Terra's algorithmic stablecoin, UST (TerraUSD), attempted to achieve price stability through a burn-mint mechanism with the LUNA token. Theoretically, this model offered high capital efficiency without requiring external collateral, but the peg collapsed under external stress. This case demonstrates the structural risks of algorithmic stablecoins at the protocol layer. When a blockchain's core functions depend on an algorithmic stablecoin, the tightly coupled design can create systemic vulnerability under stress.

As these cases demonstrate, decentralized stablecoins have gained transparency and sovereignty while introducing new challenges such as capital efficiency, liquidation risk, and market dependency.


The Hypezion Finance Approach

Hypezion Finance is designed with the successes and failures of these existing models as foundational premises. By adopting a structure where on-chain pooled collateral natively generates yield, it constructs a stablecoin that embeds the productivity of the entire ecosystem, rather than merely serving as a "mechanism to fix value."

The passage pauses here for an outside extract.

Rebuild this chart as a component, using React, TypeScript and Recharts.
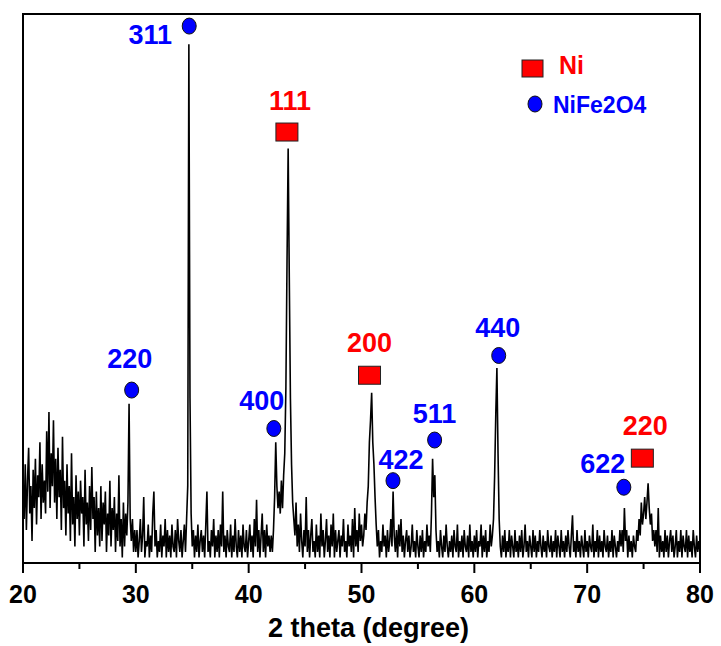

Hypezion Finance's stablecoin hzUSD is a yield-native stablecoin issued on the Hyperliquid ecosystem without liquidations. It uses Hyperliquid's HYPE Token as core collateral to enhance stability. The design pursues both stability and capital efficiency through multiple revenue sources and on-chain risk management, without relying on over-collateralization, external custody, or single hedging strategies.